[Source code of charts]

start

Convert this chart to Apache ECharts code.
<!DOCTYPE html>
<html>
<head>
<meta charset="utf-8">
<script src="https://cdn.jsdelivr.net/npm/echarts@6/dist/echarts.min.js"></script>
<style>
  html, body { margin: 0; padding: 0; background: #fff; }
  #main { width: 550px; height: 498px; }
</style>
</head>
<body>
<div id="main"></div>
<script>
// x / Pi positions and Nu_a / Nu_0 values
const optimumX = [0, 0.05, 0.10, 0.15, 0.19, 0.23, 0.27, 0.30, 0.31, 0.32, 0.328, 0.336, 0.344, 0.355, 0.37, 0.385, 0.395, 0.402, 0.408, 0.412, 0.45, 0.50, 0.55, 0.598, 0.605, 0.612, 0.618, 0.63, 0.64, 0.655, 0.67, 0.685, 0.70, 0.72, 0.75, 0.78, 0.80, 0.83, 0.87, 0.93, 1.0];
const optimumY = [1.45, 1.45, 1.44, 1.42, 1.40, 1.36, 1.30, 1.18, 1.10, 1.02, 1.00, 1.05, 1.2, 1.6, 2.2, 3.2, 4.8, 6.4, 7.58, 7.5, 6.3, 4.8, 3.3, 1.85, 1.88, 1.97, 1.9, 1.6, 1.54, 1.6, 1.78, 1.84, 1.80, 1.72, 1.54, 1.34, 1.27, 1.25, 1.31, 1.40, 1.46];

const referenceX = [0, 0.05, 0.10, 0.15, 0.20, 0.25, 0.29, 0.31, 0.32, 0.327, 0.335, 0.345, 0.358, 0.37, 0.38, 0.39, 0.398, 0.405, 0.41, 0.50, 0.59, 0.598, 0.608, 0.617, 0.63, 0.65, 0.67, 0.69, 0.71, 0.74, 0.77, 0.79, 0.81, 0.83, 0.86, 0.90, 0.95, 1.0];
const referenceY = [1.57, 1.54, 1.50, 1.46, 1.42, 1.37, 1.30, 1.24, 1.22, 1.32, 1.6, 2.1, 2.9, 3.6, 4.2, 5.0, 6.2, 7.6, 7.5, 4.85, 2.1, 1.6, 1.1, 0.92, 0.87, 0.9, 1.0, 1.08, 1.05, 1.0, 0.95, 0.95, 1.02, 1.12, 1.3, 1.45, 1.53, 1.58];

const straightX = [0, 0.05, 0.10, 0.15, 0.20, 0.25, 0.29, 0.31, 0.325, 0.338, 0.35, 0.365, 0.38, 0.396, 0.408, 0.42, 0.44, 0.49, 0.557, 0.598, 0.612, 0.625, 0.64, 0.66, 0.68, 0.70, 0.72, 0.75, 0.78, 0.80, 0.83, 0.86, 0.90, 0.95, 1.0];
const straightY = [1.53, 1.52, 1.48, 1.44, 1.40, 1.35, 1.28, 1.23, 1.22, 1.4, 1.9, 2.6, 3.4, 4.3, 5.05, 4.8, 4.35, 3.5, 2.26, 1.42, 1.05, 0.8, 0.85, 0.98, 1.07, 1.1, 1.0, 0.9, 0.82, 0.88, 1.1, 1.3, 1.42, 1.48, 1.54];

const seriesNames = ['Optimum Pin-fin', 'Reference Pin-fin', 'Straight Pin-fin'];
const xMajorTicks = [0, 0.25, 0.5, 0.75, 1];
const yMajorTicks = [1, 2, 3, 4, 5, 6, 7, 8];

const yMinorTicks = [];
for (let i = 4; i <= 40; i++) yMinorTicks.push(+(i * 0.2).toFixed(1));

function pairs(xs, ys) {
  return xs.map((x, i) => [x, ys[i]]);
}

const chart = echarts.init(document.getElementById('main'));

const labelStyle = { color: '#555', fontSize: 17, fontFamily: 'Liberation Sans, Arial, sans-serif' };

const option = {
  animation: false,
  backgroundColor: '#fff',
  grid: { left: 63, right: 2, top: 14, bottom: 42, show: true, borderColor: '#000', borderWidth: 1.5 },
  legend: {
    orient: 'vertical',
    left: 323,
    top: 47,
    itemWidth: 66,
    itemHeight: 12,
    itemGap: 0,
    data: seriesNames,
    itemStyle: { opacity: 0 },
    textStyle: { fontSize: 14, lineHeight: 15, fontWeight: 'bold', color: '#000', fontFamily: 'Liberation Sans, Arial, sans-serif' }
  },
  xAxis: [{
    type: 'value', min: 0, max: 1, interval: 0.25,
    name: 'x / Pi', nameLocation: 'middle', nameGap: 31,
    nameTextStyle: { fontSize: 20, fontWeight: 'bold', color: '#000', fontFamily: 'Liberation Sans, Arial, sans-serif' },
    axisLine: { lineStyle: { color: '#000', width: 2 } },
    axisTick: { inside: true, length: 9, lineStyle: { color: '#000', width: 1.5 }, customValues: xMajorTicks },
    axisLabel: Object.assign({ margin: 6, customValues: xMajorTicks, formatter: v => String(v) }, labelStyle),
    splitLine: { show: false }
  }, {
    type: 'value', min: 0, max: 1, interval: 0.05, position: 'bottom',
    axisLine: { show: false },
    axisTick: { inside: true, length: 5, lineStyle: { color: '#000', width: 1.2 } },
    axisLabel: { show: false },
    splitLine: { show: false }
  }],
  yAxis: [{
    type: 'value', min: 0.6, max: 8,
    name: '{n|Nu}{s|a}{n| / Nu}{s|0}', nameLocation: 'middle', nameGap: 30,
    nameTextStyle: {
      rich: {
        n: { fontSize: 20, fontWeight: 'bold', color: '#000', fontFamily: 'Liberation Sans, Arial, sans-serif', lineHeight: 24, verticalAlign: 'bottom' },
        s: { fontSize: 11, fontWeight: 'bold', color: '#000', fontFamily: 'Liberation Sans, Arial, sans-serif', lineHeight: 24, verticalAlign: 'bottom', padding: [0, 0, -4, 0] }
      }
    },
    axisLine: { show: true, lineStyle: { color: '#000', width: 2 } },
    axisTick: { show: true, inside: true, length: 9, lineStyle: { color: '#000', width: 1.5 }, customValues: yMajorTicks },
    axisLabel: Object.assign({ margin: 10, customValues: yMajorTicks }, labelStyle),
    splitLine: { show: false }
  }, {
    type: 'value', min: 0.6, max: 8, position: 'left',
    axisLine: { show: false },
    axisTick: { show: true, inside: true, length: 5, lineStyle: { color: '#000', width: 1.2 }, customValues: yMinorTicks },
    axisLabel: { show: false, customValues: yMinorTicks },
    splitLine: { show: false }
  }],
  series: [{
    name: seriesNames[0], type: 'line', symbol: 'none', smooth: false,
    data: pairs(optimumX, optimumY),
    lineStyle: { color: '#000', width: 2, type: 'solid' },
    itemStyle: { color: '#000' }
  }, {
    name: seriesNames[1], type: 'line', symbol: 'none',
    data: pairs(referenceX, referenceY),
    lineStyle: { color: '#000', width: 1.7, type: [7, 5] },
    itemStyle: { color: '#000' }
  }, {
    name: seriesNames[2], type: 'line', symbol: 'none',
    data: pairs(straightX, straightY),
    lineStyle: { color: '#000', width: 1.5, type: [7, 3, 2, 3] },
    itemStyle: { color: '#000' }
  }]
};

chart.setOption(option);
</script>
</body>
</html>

end
start

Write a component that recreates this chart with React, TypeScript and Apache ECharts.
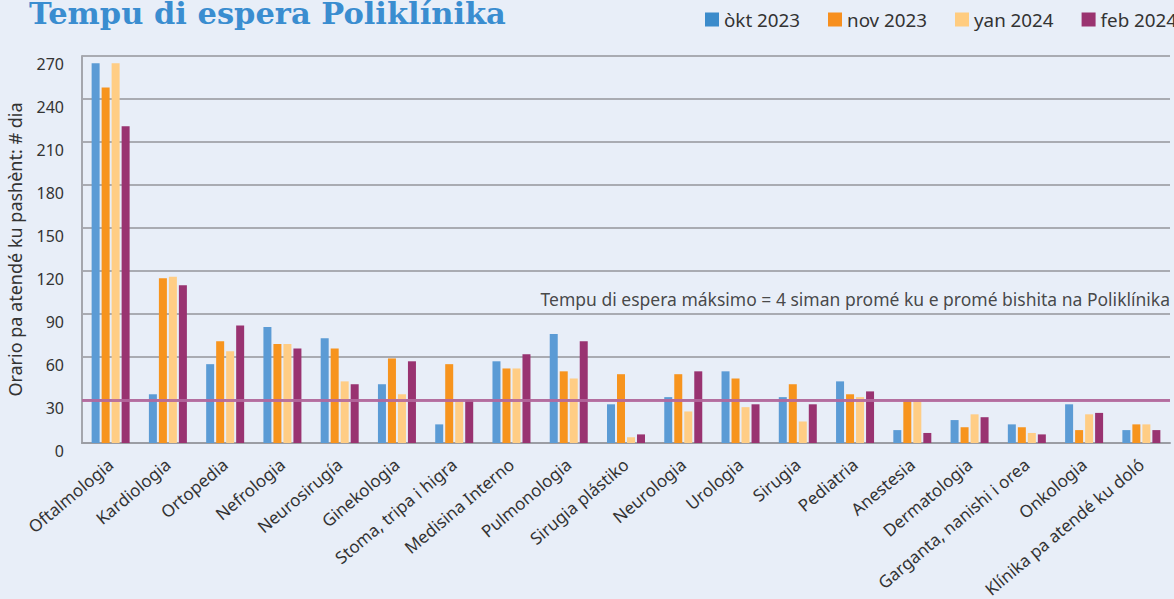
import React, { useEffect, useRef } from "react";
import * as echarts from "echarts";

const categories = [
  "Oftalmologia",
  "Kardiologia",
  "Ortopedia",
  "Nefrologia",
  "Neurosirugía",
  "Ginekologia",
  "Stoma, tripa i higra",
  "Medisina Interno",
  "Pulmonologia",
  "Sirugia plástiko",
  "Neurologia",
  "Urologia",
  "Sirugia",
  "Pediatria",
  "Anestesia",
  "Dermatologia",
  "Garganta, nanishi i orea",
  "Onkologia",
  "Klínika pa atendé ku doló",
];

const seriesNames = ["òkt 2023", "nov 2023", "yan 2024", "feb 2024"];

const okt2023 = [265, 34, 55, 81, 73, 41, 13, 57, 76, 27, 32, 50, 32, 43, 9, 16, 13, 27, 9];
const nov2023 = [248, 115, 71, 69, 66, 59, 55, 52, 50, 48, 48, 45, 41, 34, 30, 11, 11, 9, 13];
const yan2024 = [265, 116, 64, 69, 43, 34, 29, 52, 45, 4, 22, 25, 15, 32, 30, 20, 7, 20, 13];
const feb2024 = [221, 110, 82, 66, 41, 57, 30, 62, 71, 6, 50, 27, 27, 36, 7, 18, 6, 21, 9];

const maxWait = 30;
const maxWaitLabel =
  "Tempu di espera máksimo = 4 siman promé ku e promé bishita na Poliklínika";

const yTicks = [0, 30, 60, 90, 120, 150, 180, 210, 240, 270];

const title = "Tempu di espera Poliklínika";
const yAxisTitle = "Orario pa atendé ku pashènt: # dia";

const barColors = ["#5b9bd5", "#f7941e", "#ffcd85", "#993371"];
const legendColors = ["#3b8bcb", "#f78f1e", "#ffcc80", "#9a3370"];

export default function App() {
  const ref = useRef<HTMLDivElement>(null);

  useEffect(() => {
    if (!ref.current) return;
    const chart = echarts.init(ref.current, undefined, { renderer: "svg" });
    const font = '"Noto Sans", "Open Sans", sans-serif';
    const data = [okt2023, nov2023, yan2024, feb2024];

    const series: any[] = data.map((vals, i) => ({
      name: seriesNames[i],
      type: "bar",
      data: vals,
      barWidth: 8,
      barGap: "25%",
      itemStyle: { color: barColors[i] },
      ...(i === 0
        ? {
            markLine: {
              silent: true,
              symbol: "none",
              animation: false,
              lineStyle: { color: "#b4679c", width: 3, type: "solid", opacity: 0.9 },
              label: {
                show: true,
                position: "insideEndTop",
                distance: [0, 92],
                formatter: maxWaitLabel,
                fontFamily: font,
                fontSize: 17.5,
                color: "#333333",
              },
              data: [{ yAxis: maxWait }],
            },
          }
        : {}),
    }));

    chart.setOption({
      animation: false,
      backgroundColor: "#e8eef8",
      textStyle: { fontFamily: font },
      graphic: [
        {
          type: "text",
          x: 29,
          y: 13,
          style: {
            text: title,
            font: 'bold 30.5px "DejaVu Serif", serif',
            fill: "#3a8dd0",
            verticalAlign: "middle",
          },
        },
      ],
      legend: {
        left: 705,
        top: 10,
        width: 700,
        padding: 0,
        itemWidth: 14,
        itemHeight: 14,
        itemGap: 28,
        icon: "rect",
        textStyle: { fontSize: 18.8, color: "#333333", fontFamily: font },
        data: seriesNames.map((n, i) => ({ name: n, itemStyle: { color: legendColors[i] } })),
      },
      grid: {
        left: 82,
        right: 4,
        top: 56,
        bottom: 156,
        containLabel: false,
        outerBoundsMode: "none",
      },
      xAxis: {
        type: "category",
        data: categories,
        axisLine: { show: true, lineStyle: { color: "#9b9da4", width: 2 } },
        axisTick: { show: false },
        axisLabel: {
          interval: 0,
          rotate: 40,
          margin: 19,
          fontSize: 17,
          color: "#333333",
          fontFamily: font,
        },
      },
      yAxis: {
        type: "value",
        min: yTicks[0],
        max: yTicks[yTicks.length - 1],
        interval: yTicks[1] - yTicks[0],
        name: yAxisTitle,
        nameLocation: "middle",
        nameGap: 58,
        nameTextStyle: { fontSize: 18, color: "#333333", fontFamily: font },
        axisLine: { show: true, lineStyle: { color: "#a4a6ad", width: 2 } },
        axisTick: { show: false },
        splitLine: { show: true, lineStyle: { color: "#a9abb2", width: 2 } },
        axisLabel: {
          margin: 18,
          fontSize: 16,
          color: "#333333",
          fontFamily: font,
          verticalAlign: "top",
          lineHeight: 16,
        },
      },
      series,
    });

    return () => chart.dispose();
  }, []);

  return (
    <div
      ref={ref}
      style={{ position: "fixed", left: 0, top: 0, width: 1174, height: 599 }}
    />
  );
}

end

**Problem:** Extract the stretch of lines that begins at the line with "Write a component" and ends at the line with "const ref = useRef<HTMLDivElement>(null);", inclusive. Omit every picture.

**Result of the task:**
Write a component that recreates this chart with React, TypeScript and Apache ECharts.
import React, { useEffect, useRef } from "react";
import * as echarts from "echarts";

const categories = [
  "Oftalmologia",
  "Kardiologia",
  "Ortopedia",
  "Nefrologia",
  "Neurosirugía",
  "Ginekologia",
  "Stoma, tripa i higra",
  "Medisina Interno",
  "Pulmonologia",
  "Sirugia plástiko",
  "Neurologia",
  "Urologia",
  "Sirugia",
  "Pediatria",
  "Anestesia",
  "Dermatologia",
  "Garganta, nanishi i orea",
  "Onkologia",
  "Klínika pa atendé ku doló",
];

const seriesNames = ["òkt 2023", "nov 2023", "yan 2024", "feb 2024"];

const okt2023 = [265, 34, 55, 81, 73, 41, 13, 57, 76, 27, 32, 50, 32, 43, 9, 16, 13, 27, 9];
const nov2023 = [248, 115, 71, 69, 66, 59, 55, 52, 50, 48, 48, 45, 41, 34, 30, 11, 11, 9, 13];
const yan2024 = [265, 116, 64, 69, 43, 34, 29, 52, 45, 4, 22, 25, 15, 32, 30, 20, 7, 20, 13];
const feb2024 = [221, 110, 82, 66, 41, 57, 30, 62, 71, 6, 50, 27, 27, 36, 7, 18, 6, 21, 9];

const maxWait = 30;
const maxWaitLabel =
  "Tempu di espera máksimo = 4 siman promé ku e promé bishita na Poliklínika";

const yTicks = [0, 30, 60, 90, 120, 150, 180, 210, 240, 270];

const title = "Tempu di espera Poliklínika";
const yAxisTitle = "Orario pa atendé ku pashènt: # dia";

const barColors = ["#5b9bd5", "#f7941e", "#ffcd85", "#993371"];
const legendColors = ["#3b8bcb", "#f78f1e", "#ffcc80", "#9a3370"];

export default function App() {
  const ref = useRef<HTMLDivElement>(null);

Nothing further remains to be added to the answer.